** BEGIN **

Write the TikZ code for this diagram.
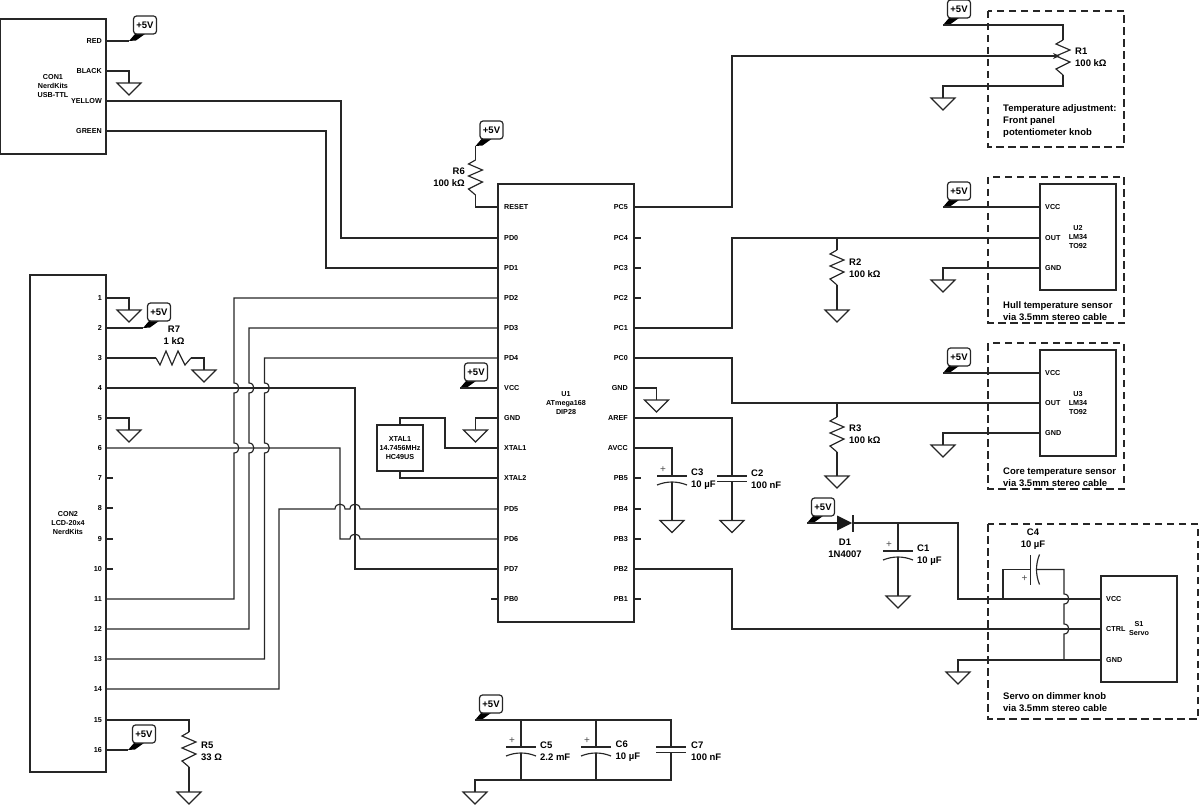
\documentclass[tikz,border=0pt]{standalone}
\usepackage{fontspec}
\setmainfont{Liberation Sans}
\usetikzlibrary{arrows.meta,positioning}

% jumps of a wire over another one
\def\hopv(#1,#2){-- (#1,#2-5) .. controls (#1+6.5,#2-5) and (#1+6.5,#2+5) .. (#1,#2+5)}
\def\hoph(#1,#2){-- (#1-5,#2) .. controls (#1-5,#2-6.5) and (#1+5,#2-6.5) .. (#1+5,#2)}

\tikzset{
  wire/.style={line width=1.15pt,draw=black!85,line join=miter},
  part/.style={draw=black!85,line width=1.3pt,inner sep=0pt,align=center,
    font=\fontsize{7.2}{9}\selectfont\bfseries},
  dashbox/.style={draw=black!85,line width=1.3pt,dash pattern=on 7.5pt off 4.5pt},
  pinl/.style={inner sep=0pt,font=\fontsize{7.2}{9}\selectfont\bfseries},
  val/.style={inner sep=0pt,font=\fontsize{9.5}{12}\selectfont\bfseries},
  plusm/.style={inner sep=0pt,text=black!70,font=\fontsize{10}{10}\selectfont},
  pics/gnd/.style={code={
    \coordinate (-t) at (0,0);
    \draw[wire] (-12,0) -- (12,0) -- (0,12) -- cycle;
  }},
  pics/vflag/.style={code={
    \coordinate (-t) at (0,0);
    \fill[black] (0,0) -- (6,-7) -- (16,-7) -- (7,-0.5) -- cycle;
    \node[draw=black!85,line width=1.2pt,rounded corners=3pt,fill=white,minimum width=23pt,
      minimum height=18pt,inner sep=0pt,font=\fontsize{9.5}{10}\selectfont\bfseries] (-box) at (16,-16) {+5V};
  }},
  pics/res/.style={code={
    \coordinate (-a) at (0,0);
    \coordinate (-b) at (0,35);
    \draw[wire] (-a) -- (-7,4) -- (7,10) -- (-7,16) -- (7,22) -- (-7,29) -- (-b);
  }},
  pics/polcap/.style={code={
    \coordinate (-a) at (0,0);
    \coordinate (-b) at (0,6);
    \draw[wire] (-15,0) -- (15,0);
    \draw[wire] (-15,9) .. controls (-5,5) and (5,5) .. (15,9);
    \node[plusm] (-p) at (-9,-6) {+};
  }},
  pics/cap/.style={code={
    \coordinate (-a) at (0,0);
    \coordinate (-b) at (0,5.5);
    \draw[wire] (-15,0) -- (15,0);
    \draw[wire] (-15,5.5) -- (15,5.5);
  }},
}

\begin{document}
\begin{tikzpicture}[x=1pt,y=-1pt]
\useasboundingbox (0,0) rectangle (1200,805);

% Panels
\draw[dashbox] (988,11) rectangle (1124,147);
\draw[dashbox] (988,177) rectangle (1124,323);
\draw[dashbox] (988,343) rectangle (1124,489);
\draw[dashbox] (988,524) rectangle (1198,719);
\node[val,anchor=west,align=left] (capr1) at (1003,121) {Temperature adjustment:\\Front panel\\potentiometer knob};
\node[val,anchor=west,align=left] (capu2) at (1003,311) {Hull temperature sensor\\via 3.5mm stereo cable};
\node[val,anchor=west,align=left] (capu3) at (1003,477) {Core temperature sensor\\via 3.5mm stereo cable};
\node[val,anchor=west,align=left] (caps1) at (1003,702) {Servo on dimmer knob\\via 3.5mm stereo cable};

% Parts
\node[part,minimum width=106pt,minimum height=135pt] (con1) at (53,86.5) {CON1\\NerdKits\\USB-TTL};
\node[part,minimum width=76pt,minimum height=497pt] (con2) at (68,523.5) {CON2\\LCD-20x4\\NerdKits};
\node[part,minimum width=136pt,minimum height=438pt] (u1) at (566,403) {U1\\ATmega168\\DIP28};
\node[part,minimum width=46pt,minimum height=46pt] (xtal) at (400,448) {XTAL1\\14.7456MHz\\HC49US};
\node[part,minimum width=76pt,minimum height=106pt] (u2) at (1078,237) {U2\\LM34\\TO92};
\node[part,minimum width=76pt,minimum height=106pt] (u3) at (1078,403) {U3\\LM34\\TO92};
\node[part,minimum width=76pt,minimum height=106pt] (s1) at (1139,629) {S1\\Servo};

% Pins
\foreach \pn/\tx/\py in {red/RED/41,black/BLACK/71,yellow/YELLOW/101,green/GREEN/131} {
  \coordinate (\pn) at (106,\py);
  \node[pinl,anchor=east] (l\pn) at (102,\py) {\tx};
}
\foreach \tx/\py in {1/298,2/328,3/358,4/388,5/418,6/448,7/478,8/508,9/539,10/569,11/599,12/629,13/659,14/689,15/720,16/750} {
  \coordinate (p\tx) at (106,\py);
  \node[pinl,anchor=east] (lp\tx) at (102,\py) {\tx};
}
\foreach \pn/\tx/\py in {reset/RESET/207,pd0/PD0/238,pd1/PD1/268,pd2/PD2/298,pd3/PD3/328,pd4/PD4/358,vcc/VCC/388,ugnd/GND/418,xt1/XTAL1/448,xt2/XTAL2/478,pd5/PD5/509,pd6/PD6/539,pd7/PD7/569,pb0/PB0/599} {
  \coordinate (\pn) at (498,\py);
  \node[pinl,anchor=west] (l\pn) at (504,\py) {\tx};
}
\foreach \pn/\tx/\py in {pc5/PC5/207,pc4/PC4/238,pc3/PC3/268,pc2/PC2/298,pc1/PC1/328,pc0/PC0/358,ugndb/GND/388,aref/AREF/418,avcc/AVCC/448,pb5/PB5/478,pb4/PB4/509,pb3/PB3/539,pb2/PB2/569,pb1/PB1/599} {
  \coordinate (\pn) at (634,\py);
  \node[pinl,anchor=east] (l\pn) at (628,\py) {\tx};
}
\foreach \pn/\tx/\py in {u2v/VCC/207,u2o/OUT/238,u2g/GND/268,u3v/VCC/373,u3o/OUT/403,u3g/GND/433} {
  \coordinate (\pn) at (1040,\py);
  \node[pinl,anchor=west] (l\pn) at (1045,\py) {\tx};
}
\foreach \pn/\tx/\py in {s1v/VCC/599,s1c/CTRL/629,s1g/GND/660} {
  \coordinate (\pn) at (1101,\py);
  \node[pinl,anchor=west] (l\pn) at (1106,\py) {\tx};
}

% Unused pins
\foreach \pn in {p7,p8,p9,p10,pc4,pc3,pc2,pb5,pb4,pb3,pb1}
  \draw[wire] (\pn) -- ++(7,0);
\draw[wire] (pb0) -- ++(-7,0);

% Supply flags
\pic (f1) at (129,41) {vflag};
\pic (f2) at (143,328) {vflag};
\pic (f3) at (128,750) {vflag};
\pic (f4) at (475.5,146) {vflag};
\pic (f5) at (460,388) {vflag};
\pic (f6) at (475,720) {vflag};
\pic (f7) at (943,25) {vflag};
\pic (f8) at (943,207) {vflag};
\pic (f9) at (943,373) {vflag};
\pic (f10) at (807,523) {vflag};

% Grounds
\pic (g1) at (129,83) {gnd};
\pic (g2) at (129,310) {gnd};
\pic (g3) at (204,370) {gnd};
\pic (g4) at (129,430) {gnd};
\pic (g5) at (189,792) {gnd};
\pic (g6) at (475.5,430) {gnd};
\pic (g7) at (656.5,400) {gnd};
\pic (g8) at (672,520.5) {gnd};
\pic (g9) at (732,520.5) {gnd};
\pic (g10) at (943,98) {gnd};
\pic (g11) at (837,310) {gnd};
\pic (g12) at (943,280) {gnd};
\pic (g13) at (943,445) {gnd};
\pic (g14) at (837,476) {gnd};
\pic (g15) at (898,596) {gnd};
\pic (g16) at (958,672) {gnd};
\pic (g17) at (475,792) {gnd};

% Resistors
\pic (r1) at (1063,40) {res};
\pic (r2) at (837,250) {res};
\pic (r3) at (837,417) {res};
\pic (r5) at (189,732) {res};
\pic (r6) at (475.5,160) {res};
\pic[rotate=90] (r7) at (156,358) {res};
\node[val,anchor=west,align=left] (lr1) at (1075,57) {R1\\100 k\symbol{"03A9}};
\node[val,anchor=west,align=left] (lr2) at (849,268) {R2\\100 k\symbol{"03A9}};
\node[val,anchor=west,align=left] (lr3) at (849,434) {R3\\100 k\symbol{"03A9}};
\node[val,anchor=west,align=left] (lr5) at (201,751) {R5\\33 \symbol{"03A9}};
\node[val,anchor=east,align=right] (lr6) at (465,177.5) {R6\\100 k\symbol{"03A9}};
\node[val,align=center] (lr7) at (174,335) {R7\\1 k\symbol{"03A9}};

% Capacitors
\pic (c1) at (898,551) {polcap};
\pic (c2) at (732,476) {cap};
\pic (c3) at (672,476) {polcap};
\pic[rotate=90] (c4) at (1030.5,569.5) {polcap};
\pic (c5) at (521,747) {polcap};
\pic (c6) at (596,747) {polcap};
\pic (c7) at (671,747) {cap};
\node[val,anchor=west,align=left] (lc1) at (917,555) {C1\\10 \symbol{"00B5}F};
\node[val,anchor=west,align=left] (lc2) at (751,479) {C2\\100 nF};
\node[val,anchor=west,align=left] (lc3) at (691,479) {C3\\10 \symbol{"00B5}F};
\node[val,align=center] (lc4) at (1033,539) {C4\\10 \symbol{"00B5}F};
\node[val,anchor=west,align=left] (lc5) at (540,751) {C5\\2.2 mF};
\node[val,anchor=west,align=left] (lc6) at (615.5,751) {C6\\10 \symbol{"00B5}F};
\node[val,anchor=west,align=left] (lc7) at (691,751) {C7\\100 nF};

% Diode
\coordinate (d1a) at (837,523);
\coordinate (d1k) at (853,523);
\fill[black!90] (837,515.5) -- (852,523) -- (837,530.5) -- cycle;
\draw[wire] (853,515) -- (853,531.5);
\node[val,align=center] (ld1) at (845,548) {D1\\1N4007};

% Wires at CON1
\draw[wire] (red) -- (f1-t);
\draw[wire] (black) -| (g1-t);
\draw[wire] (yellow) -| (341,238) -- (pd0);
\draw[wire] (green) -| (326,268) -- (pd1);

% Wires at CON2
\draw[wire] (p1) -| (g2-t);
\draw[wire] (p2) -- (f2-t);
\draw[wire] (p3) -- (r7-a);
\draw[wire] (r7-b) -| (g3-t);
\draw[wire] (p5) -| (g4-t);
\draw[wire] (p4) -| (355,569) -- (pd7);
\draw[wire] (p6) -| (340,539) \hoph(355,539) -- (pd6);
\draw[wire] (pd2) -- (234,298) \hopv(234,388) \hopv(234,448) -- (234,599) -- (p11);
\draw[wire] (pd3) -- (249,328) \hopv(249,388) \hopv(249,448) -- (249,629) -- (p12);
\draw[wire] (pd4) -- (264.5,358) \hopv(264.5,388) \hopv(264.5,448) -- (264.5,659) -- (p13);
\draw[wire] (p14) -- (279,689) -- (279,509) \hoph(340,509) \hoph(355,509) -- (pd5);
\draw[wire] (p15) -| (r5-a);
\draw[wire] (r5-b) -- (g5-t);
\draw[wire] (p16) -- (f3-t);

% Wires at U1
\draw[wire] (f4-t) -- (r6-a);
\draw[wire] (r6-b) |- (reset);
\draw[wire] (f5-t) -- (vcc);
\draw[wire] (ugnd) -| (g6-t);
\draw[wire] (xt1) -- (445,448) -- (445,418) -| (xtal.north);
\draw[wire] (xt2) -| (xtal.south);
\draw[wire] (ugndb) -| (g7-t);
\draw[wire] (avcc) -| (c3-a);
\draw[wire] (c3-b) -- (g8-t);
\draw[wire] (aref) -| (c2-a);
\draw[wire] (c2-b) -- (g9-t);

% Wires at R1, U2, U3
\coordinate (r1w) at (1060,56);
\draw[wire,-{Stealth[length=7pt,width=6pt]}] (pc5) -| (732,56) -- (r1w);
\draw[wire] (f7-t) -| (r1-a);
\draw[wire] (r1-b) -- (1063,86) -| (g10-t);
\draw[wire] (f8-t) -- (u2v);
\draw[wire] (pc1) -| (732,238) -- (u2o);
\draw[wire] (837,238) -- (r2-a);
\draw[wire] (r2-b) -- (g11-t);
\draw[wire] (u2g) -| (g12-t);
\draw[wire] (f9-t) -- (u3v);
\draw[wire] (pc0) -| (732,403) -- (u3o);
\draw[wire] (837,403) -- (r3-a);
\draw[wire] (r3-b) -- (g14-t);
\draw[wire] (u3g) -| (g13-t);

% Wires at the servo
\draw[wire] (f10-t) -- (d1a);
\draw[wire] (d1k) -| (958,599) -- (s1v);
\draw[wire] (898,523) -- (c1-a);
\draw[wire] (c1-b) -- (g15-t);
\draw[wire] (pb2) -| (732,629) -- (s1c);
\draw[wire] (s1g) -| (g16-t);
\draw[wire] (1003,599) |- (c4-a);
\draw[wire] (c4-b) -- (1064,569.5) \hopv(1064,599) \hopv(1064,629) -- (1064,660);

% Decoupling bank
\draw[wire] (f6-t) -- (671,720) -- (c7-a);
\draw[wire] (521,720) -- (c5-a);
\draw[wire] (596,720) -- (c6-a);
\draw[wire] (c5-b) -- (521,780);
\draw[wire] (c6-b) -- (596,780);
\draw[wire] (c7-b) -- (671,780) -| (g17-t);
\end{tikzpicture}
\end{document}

** END **

→ CHALLENGE
Pictures excluded, repeat exactly the lines from the top of the material through the line with "(#1-5,#2) .. controls", including both of those lines.

→ RESULT OF THIS EXERCISE
Write the TikZ code for this diagram.
\documentclass[tikz,border=0pt]{standalone}
\usepackage{fontspec}
\setmainfont{Liberation Sans}
\usetikzlibrary{arrows.meta,positioning}

% jumps of a wire over another one
\def\hopv(#1,#2){-- (#1,#2-5) .. controls (#1+6.5,#2-5) and (#1+6.5,#2+5) .. (#1,#2+5)}
\def\hoph(#1,#2){-- (#1-5,#2) .. controls (#1-5,#2-6.5) and (#1+5,#2-6.5) .. (#1+5,#2)}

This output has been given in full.